The way the deficiency itself is reported can also affect credit. If the lender pursues a deficiency judgment or reports the balance as a collection account, it adds another negative entry to the credit report. While a short sale generally allows for a quicker credit recovery, both short sales and foreclosures have long-term impacts. Lenders often view a short sale more favorably than a foreclosure because it indicates a proactive effort by the homeowner to resolve financial difficulties.

Tax Consequences of Debt Forgiveness

If a lender forgives or cancels all or part of a deficiency balance, the canceled amount is generally considered taxable income by the Internal Revenue Service (IRS). This canceled debt is typically reported to the taxpayer and the IRS on Form 1099-C, Cancellation of Debt, when the amount is $600 or more. The IRS considers this an economic benefit to the debtor, and therefore, it must be reported on the taxpayer’s federal income tax return.

Several exceptions and exclusions can prevent canceled debt from being taxed. One common exclusion is the insolvency exclusion, which applies if the taxpayer’s total liabilities exceed the fair market value of their assets immediately before the debt cancellation. The amount of canceled debt excluded under this rule is limited to the extent of the taxpayer’s insolvency. For example, if $10,000 of debt is canceled but the taxpayer is only insolvent by $7,000, only $7,000 can be excluded, leaving $3,000 as taxable income.

Another significant exclusion is for qualified principal residence indebtedness. This exclusion allows taxpayers to exclude income from debt discharged on their main home, typically due to a decline in the home’s value or the taxpayer’s financial condition. This relief was notably provided by the Mortgage Forgiveness Debt Relief Act. For debt discharged before January 1, 2026, this exclusion has a maximum amount of $750,000, or $375,000 if married filing separately. Taxpayers claiming an exclusion must file IRS Form 982, Reduction of Tax Attributes Due to Discharge of Indebtedness, with their tax return to report the excluded amount. Given the complexities, consulting a tax professional is advisable to determine specific tax liabilities and applicable exclusions.

Resolving the Deficiency

After a property is sold for less than the mortgage, addressing the remaining deficiency balance involves several potential mechanisms. Lenders may pursue a deficiency judgment through legal action. This legal process can result in the lender garnishing wages, placing liens on other assets, or levying bank accounts to satisfy the debt, depending on state laws.
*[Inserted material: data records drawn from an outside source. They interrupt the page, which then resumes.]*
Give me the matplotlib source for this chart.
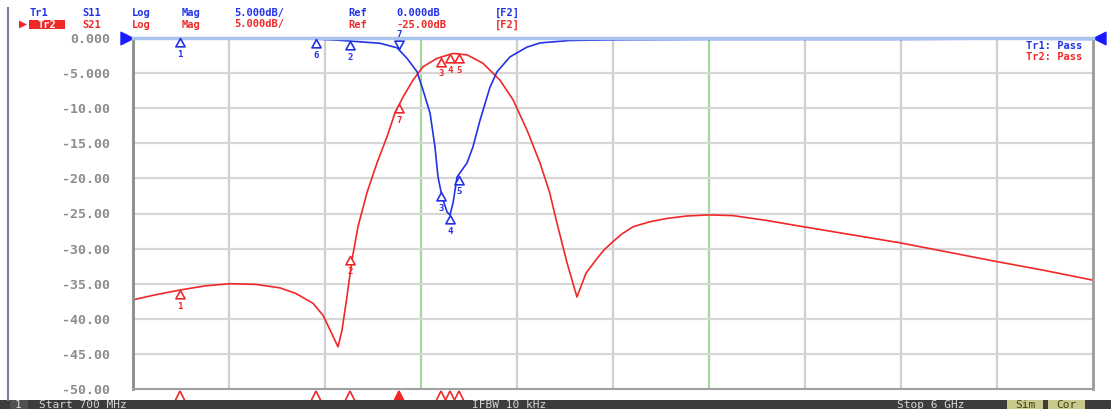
import numpy as np
import matplotlib
matplotlib.use("Agg")
import matplotlib.pyplot as plt
from matplotlib.path import Path
from matplotlib.patches import Rectangle, Polygon
from matplotlib.transforms import blended_transform_factory

W, H = 1111, 409

# Tr1: S11, frequency in MHz, level in dB
s11_freq = [700, 1346, 1622, 1826, 2064, 2158, 2213, 2268, 2301, 2340, 2367, 2384,
            2406, 2434, 2450, 2467, 2489, 2544, 2577, 2616, 2671, 2710, 2781, 2875,
            2947, 3113, 3389, 3830, 4935, 5487, 6000]
s11_db = [0.0, 0.0, -0.05, -0.3, -0.75, -1.4, -2.9, -4.8, -7.4, -10.7, -15.5, -19.8,
          -22.6, -24.8, -25.2, -23.5, -19.8, -17.8, -15.5, -11.7, -7.0, -4.8, -2.7, -1.3,
          -0.7, -0.35, -0.25, -0.2, -0.2, -0.15, -0.2]

# Tr2: S21
s21_freq = [700, 820, 960, 1100, 1236, 1380, 1512, 1600, 1694, 1749, 1788, 1832,
            1854, 1881, 1909, 1942, 1992, 2047, 2102, 2146, 2191, 2246, 2301, 2378,
            2467, 2544, 2632, 2726, 2798, 2875, 2947, 3000, 3041, 3096, 3151, 3201,
            3262, 3300, 3350, 3400, 3460, 3550, 3648, 3760, 3880, 4012, 4200, 4404,
            4660, 4940, 5200, 5459, 5730, 6000]
s21_db = [-37.3, -36.6, -35.9, -35.3, -35.0, -35.1, -35.6, -36.4, -37.8, -39.5, -41.6, -44.0,
          -41.6, -36.9, -31.6, -26.9, -22.0, -17.8, -14.1, -10.7, -8.4, -6.0, -4.1, -2.9,
          -2.2, -2.4, -3.6, -6.0, -8.8, -13.1, -17.8, -22.0, -26.4, -32.0, -36.9, -33.5,
          -31.4, -30.2, -29.0, -27.9, -26.9, -26.2, -25.7, -25.35, -25.2, -25.3, -26.0, -26.9,
          -28.0, -29.2, -30.5, -31.8, -33.1, -34.5]

# markers
marker_ids = ["1", "6", "2", "7", "3", "4", "5"]
marker_freq = [960, 1710, 1900, 2170, 2400, 2450, 2500]
s11_marker_db = [0.0, -0.1, -0.4, -1.5, -21.9, -25.2, -19.6]
s21_marker_ids = ["1", "2", "7", "3", "4", "5"]
s21_marker_freq = [960, 1900, 2170, 2400, 2450, 2500]
s21_marker_db = [-35.9, -31.0, -9.4, -2.8, -2.3, -2.3]
active_marker = "7"

ytick_vals = [0, -5, -10, -15, -20, -25, -30, -35, -40, -45, -50]
ytick_labels = ["0.000", "-5.000", "-10.00", "-15.00", "-20.00", "-25.00",
                "-30.00", "-35.00", "-40.00", "-45.00", "-50.00"]

header_tr1 = ["Tr1", "S11", "Log", "Mag", "5.000dB/", "Ref", "0.000dB", "[F2]"]
header_tr2 = ["S21", "Log", "Mag", "5.000dB/", "Ref", "-25.00dB", "[F2]"]

BLUE = "#2233e6"
RED = "#f02828"
MONO = "DejaVu Sans Mono"

fig = plt.figure(figsize=(W / 100, H / 100), dpi=100)
fig.patch.set_facecolor("white")

ax = fig.add_axes([133 / W, 1 - 389 / H, 960 / W, 351 / H])
ax.set_xlim(700, 6000)
ax.set_ylim(-50, 0)

# graticule
xdiv = np.linspace(700, 6000, 11)
for k, xv in enumerate(xdiv[1:-1], start=1):
    col = "#a8d8a0" if k in (3, 6) else "#cfcfcf"
    ax.axvline(xv, color=col, lw=1.6, zorder=1)
for yv in ytick_vals[1:-1]:
    ax.axhline(yv, color="#d6d6d6", lw=1.6, zorder=1)

ax.set_xticks([])
ax.set_yticks(ytick_vals)
ax.set_yticklabels(ytick_labels, family=MONO, fontweight="bold", fontsize=9.5)
ax.tick_params(axis="y", length=0, pad=16.5, labelcolor="#8c8c8c")

ax.spines["left"].set_color("#8a8a8a")
ax.spines["left"].set_linewidth(2)
ax.spines["right"].set_color("#9a9a9a")
ax.spines["right"].set_linewidth(2)
ax.spines["bottom"].set_color("#a0a0a0")
ax.spines["bottom"].set_linewidth(1.5)
ax.spines["top"].set_color("#a8c4ee")
ax.spines["top"].set_linewidth(2.5)

# traces
ax.plot(s21_freq, s21_db, color=RED, lw=1.2, zorder=2)
ax.plot(s11_freq, s11_db, color=BLUE, lw=1.2, zorder=2)

# marker glyphs: apex sits on the trace
tri_below = Path([(0, 0), (-0.55, -1), (0.55, -1), (0, 0)],
                 [Path.MOVETO, Path.LINETO, Path.LINETO, Path.CLOSEPOLY])
tri_above = Path([(0, 0), (-0.55, 1), (0.55, 1), (0, 0)],
                 [Path.MOVETO, Path.LINETO, Path.LINETO, Path.CLOSEPOLY])


def draw_markers(ids, freqs, levels, color):
    for mid, f, lv in zip(ids, freqs, levels):
        above = mid == active_marker and color == BLUE
        ax.plot([f], [lv], ls="none", marker=tri_above if above else tri_below,
                ms=12, mfc="white", mec=color, mew=1.2, clip_on=False, zorder=4)
        ax.annotate(mid, (f, lv), xytext=(0, 7 if above else -8.5),
                    textcoords="offset points", ha="center",
                    va="bottom" if above else "top", fontsize=6.5,
                    family=MONO, fontweight="bold", color=color, zorder=5,
                    annotation_clip=False)


draw_markers(marker_ids, marker_freq, s11_marker_db, BLUE)
draw_markers(s21_marker_ids, s21_marker_freq, s21_marker_db, RED)

# stimulus markers under the grid
btrans = blended_transform_factory(ax.transData, ax.transAxes)
for mid, f in zip(marker_ids, marker_freq):
    filled = mid == active_marker
    ax.plot([f], [-0.019], ls="none", marker="^", ms=7, transform=btrans,
            mfc=RED if filled else "white", mec=RED, mew=1.2, clip_on=False)

# reference position arrows
ref_left = Path([(0, 0), (-1, 0.5), (-1, -0.5), (0, 0)],
                [Path.MOVETO, Path.LINETO, Path.LINETO, Path.CLOSEPOLY])
ref_right = Path([(0, 0), (1, 0.5), (1, -0.5), (0, 0)],
                 [Path.MOVETO, Path.LINETO, Path.LINETO, Path.CLOSEPOLY])
ax.plot([0], [1], marker=ref_left, ms=18, color="#1a1aff", transform=ax.transAxes, clip_on=False)
ax.plot([1], [1], marker=ref_right, ms=18, color="#1a1aff", transform=ax.transAxes, clip_on=False)

# overlay in pixel coordinates for the instrument decorations
ov = fig.add_axes([0, 0, 1, 1], zorder=5)
ov.set_xlim(0, W)
ov.set_ylim(H, 0)
ov.axis("off")
ov.patch.set_alpha(0)

ov.plot([8, 8], [8, 400], color="#7a7aa8", lw=1.5)

tkw = dict(family=MONO, fontweight="bold", fontsize=7.5, va="center")
word_x = [30, 82, 132, 182, 234, 348, 396, 495]
for wx, w in zip(word_x, header_tr1):
    ov.text(wx, 13, w, color=BLUE, **tkw)
for wx, w in zip(word_x[1:], header_tr2):
    ov.text(wx, 24.5, w, color=RED, **tkw)
ov.add_patch(Rectangle((29, 20), 36, 9, color=RED, lw=0))
ov.text(47, 24.5, "Tr2", color="white", ha="center", **tkw)
ov.add_patch(Polygon([(19, 20.5), (27, 24.5), (19, 28.5)], closed=True, color=RED, lw=0))

ov.text(1082, 46, "Tr1: Pass", color=BLUE, ha="right", **tkw)
ov.text(1082, 57, "Tr2: Pass", color=RED, ha="right", **tkw)

# status bar
ov.add_patch(Rectangle((0, 400), W, 9, color="#3c3c3c", lw=0))
ov.add_patch(Rectangle((10, 400), 18, 9, color="#505050", lw=0))
skw = dict(family=MONO, fontsize=8, va="center", color="#d6d6d6")
ov.text(18, 405.5, "1", ha="center", **skw)
ov.text(39, 405.5, "Start 700 MHz", **skw)
ov.text(472, 405.5, "IFBW 10 kHz", **skw)
ov.text(897, 405.5, "Stop 6 GHz", **skw)
ov.add_patch(Rectangle((1007, 400), 36, 9, color="#c8c88a", lw=0))
ov.add_patch(Rectangle((1048, 400), 37, 9, color="#c8c88a", lw=0))
ov.text(1025, 405.5, "Sim", ha="center", family=MONO, fontsize=8, va="center", color="#404020")
ov.text(1066.5, 405.5, "Cor", ha="center", family=MONO, fontsize=8, va="center", color="#404020")

fig.savefig("out.png", dpi=100)
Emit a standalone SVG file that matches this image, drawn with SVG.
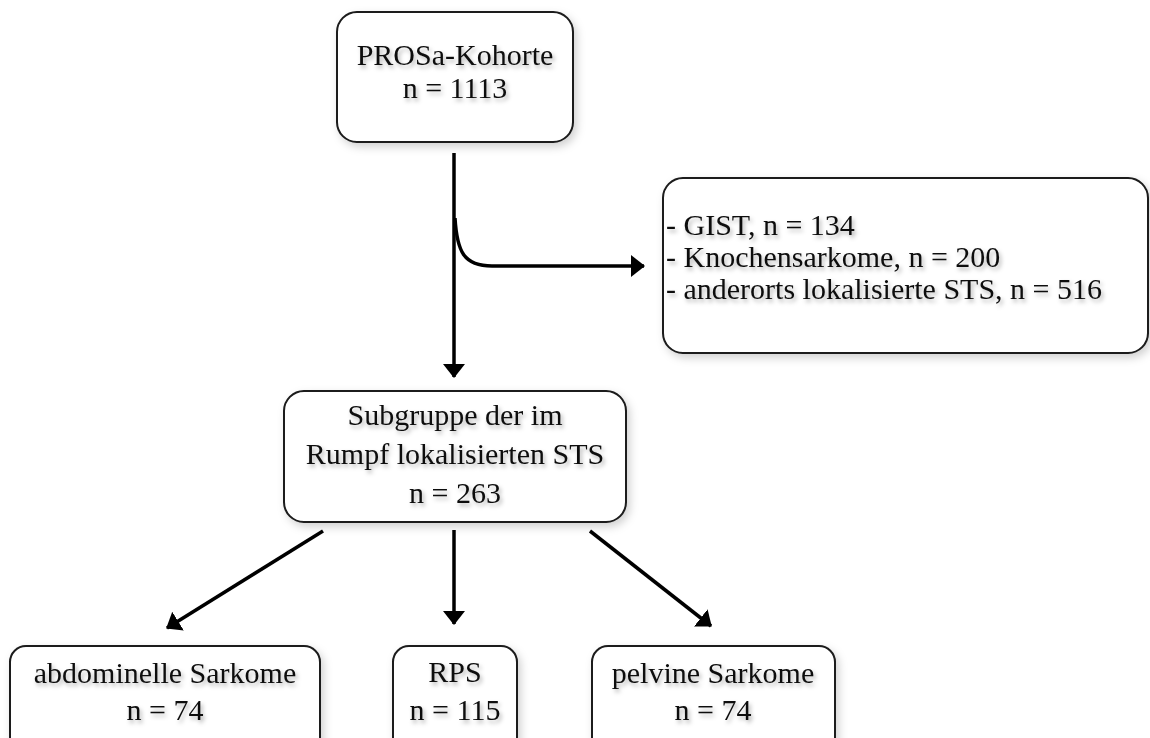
<svg xmlns="http://www.w3.org/2000/svg" width="1150" height="738" viewBox="0 0 1150 738">
<defs>
<filter id="bs" x="-10%" y="-10%" width="130%" height="130%">
<feDropShadow dx="3" dy="4" stdDeviation="4" flood-color="#000" flood-opacity="0.18"/>
</filter>
<filter id="ts" x="-10%" y="-30%" width="130%" height="180%">
<feDropShadow dx="2" dy="3" stdDeviation="2" flood-color="#000" flood-opacity="0.3"/>
</filter>
<marker id="ah" markerUnits="userSpaceOnUse" markerWidth="16" markerHeight="24" refX="13" refY="11" orient="auto">
<path d="M0,0 L14,11 L0,22 Z" fill="#000"/>
</marker>
</defs>
<style>
.box{fill:#fff;stroke:#1a1a1a;stroke-width:2;filter:url(#bs)}
.t{font-family:"Liberation Serif","Times New Roman",serif;font-size:30px;fill:#111;filter:url(#ts)}
.c{text-anchor:middle}
.ln{fill:none;stroke:#000;stroke-width:3.5}
</style>
<rect width="1150" height="738" fill="#fff"/>
<g id="connectors">
<path class="ln" d="M454,153 L454,377" marker-end="url(#ah)"/>
<path class="ln" d="M455,218 C457,252 464,266 492,266 L644,266" marker-end="url(#ah)"/>
<path class="ln" d="M323,531 L167,628" marker-end="url(#ah)"/>
<path class="ln" d="M454,530 L454,624" marker-end="url(#ah)"/>
<path class="ln" d="M590,531 L711,626" marker-end="url(#ah)"/>
</g>
<g id="n1">
<rect class="box" x="337" y="12" width="236" height="130" rx="20"/>
<text class="t c" x="455" y="65">PROSa-Kohorte</text>
<text class="t c" x="455" y="98">n = 1113</text>
</g>
<g id="n2">
<rect class="box" x="663" y="178" width="485" height="175" rx="20"/>
<text class="t" x="666" y="235">- GIST, n = 134</text>
<text class="t" x="666" y="267">- Knochensarkome, n = 200</text>
<text class="t" x="666" y="299">- anderorts lokalisierte STS, n = 516</text>
</g>
<g id="n3">
<rect class="box" x="284" y="391" width="342" height="131" rx="20"/>
<text class="t c" x="455" y="425">Subgruppe der im</text>
<text class="t c" x="455" y="464">Rumpf lokalisierten STS</text>
<text class="t c" x="455" y="503">n = 263</text>
</g>
<g id="n4">
<rect class="box" x="10" y="646" width="310" height="110" rx="16"/>
<text class="t c" x="165" y="683">abdominelle Sarkome</text>
<text class="t c" x="165" y="720">n = 74</text>
</g>
<g id="n5">
<rect class="box" x="393" y="646" width="124" height="110" rx="16"/>
<text class="t c" x="455" y="682">RPS</text>
<text class="t c" x="455" y="720">n = 115</text>
</g>
<g id="n6">
<rect class="box" x="592" y="646" width="243" height="110" rx="16"/>
<text class="t c" x="713" y="683">pelvine Sarkome</text>
<text class="t c" x="713" y="720">n = 74</text>
</g>
</svg>
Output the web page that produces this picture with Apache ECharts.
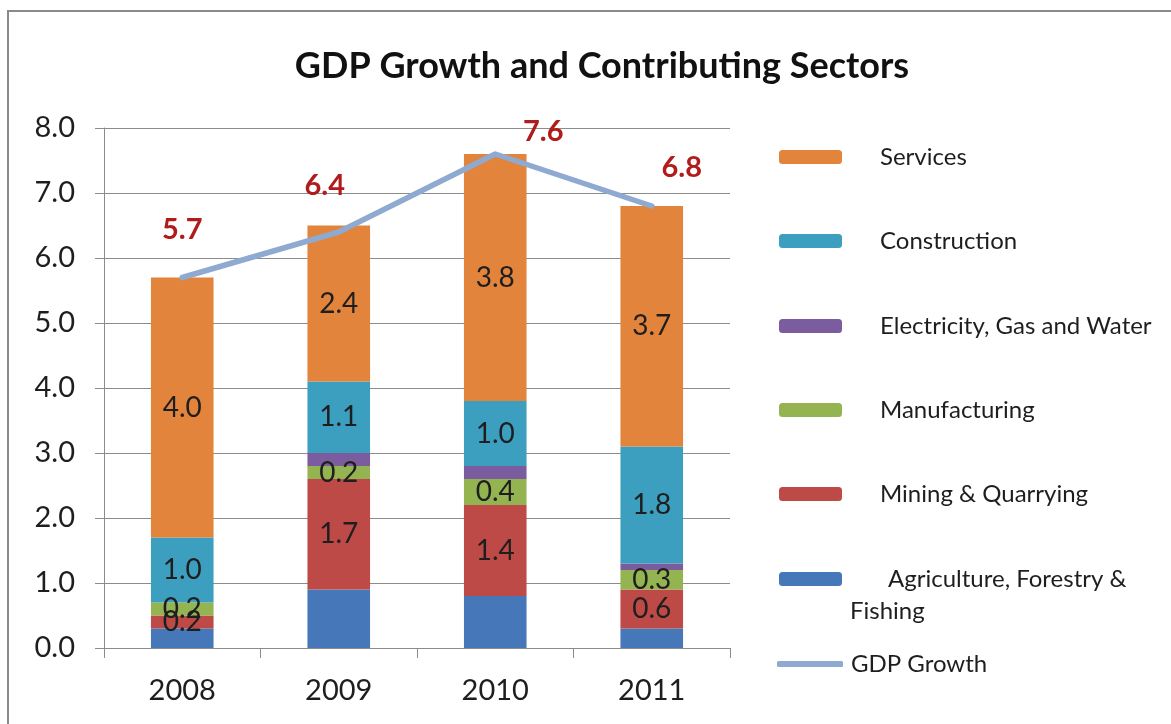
<!DOCTYPE html>
<html>
<head>
<meta charset="utf-8">
<script src="https://cdn.jsdelivr.net/npm/echarts@6/dist/echarts.min.js"></script>
<style>
  html, body { margin: 0; padding: 0; background: #fff; }
  #chart { width: 1171px; height: 724px; }
</style>
</head>
<body>
<div id="chart"></div>
<script>
// Years on the category axis
const years = ['2008', '2009', '2010', '2011'];

// Sector contributions to GDP growth (percentage points), bottom to top
const agriculture   = [0.3, 0.9, 0.8, 0.3];
const mining        = [0.2, 1.7, 1.4, 0.6];
const manufacturing = [0.2, 0.2, 0.4, 0.3];
const electricity   = [0.0, 0.2, 0.2, 0.1];
const construction  = [1.0, 1.1, 1.0, 1.8];
const services      = [4.0, 2.4, 3.8, 3.7];

// Total GDP growth (%)
const gdpGrowth = [5.7, 6.4, 7.6, 6.8];

// Value axis tick labels
const yTicks = ['0.0', '1.0', '2.0', '3.0', '4.0', '5.0', '6.0', '7.0', '8.0'];

const FONT = 'Lato';
const TXT = '#1e1e1e';
const LEG_FS = 24;
const LEG_LH = 32;

const chart = echarts.init(document.getElementById('chart'), null, { renderer: 'canvas' });

function barSeries(name, data, color, withLabel) {
  return {
    name: name,
    type: 'bar',
    stack: 'gdp',
    barWidth: '40%',
    data: data,
    itemStyle: { color: color },
    label: {
      show: withLabel,
      position: 'inside',
      color: TXT,
      fontFamily: FONT,
      fontSize: 28,
      formatter: p => p.value.toFixed(1)
    },
    emphasis: { disabled: true }
  };
}

// label placement of the red growth figures around each line point
const growthLabelOffsets = [[0, -33], [-14, -31], [48, -7], [30, -23]];

function legendItem(centerY, lines, name, fmt, extra) {
  return Object.assign({
    left: 779,
    top: centerY - lines * LEG_LH / 2,
    padding: 0,
    orient: 'vertical',
    itemWidth: 63,
    itemHeight: 14,
    selectedMode: false,
    data: [name],
    formatter: fmt,
    textStyle: {
      fontFamily: FONT,
      fontSize: LEG_FS,
      color: TXT,
      rich: {
        p: { padding: [0, 0, 0, 33], fontFamily: FONT, fontSize: LEG_FS, color: TXT, lineHeight: LEG_LH },
        q: { padding: [0, 0, 0, 41], fontFamily: FONT, fontSize: LEG_FS, color: TXT, lineHeight: LEG_LH },
        r: { padding: [0, 0, 0, 3], fontFamily: FONT, fontSize: LEG_FS, color: TXT, lineHeight: LEG_LH }
      }
    }
  }, extra || {});
}

const option = {
  backgroundColor: '#ffffff',
  animation: false,
  title: {
    text: 'GDP Growth and Contributing Sectors',
    left: 597,
    top: 43,
    textAlign: 'center',
    textStyle: { fontFamily: FONT, fontWeight: 'bold', fontSize: 36, color: '#111' }
  },
  graphic: [
    {
      type: 'rect',
      shape: { x: 8, y: 11, width: 1200, height: 760 },
      style: { fill: 'none', stroke: '#8a8a8a', lineWidth: 2 },
      silent: true
    }
  ],
  legend: [
    legendItem(161, 1, 'Services', n => '{p|' + n + '}'),
    legendItem(245, 1, 'Construction', n => '{p|' + n + '}'),
    legendItem(330, 1, 'Electricity, Gas and Water', n => '{p|' + n + '}'),
    legendItem(414, 1, 'Manufacturing', n => '{p|' + n + '}'),
    legendItem(498, 1, 'Mining & Quarrying', n => '{p|' + n + '}'),
    legendItem(583, 3, 'Agriculture, Forestry & Fishing',
      () => '{r|\u00a0}\n{q|Agriculture, Forestry &}\n{r|Fishing}'),
    legendItem(668, 1, 'GDP Growth', n => '{r|' + n + '}',
      { left: 777, itemWidth: 66, itemHeight: 6, data: [{ name: 'GDP Growth', icon: 'roundRect' }] })
  ],
  grid: { left: 104, right: 441, top: 128, bottom: 76, containLabel: false },
  xAxis: {
    type: 'category',
    data: years,
    boundaryGap: true,
    axisLine: { show: true, lineStyle: { color: '#8c8c8c', width: 1 } },
    axisTick: { show: true, length: 10, lineStyle: { color: '#8c8c8c' } },
    axisLabel: { color: TXT, fontFamily: FONT, fontSize: 29, margin: 28 }
  },
  yAxis: {
    type: 'value',
    min: 0,
    max: 8,
    interval: 1,
    axisLine: { show: true, lineStyle: { color: '#8c8c8c', width: 1 } },
    axisTick: { show: true, length: 9, lineStyle: { color: '#8c8c8c' } },
    splitLine: { show: true, lineStyle: { color: '#8c8c8c', width: 1 } },
    axisLabel: {
      color: TXT, fontFamily: FONT, fontSize: 29, margin: 29,
      formatter: (v) => yTicks[Math.round(v)]
    }
  },
  series: [
    barSeries('Agriculture, Forestry & Fishing', agriculture, '#4577b9', false),
    barSeries('Mining & Quarrying', mining, '#bd4a47', true),
    barSeries('Manufacturing', manufacturing, '#93b450', true),
    barSeries('Electricity, Gas and Water', electricity, '#7a5c9f', false),
    barSeries('Construction', construction, '#3d9fc0', true),
    barSeries('Services', services, '#e2843c', true),
    {
      name: 'GDP Growth',
      type: 'line',
      data: gdpGrowth.map((v, i) => ({
        value: v,
        label: { offset: growthLabelOffsets[i] }
      })),
      symbol: 'circle',
      symbolSize: 1,
      showSymbol: true,
      lineStyle: { color: '#8eaad0', width: 5.5, cap: 'round', join: 'round' },
      itemStyle: { color: '#8eaad0' },
      label: {
        show: true,
        position: 'top',
        distance: 0,
        color: '#b01b1b',
        fontFamily: FONT,
        fontWeight: 'bold',
        fontSize: 29,
        formatter: p => p.value.toFixed(1)
      },
      z: 5,
      emphasis: { disabled: true }
    }
  ]
};

chart.setOption(option);
</script>
</body>
</html>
Borrowers can also attempt to negotiate directly with the lender to resolve the deficiency. This might involve settling the debt for a reduced amount or establishing a manageable payment plan. Lenders may be open to negotiation, particularly if they believe it is more cost-effective than pursuing a lengthy legal process.

Bankruptcy presents another avenue for resolving a deficiency balance. Chapter 7 bankruptcy can discharge certain unsecured debts, including deficiency judgments, providing a fresh financial start. Chapter 13 bankruptcy allows for a repayment plan over several years. Filing for bankruptcy has its own implications for credit and future financial activities, but it can eliminate the obligation to pay the deficiency.

Understanding state laws is important, as they dictate the specific protections and obligations regarding deficiency judgments. Seeking legal counsel is recommended to navigate these complexities and determine the best course of action.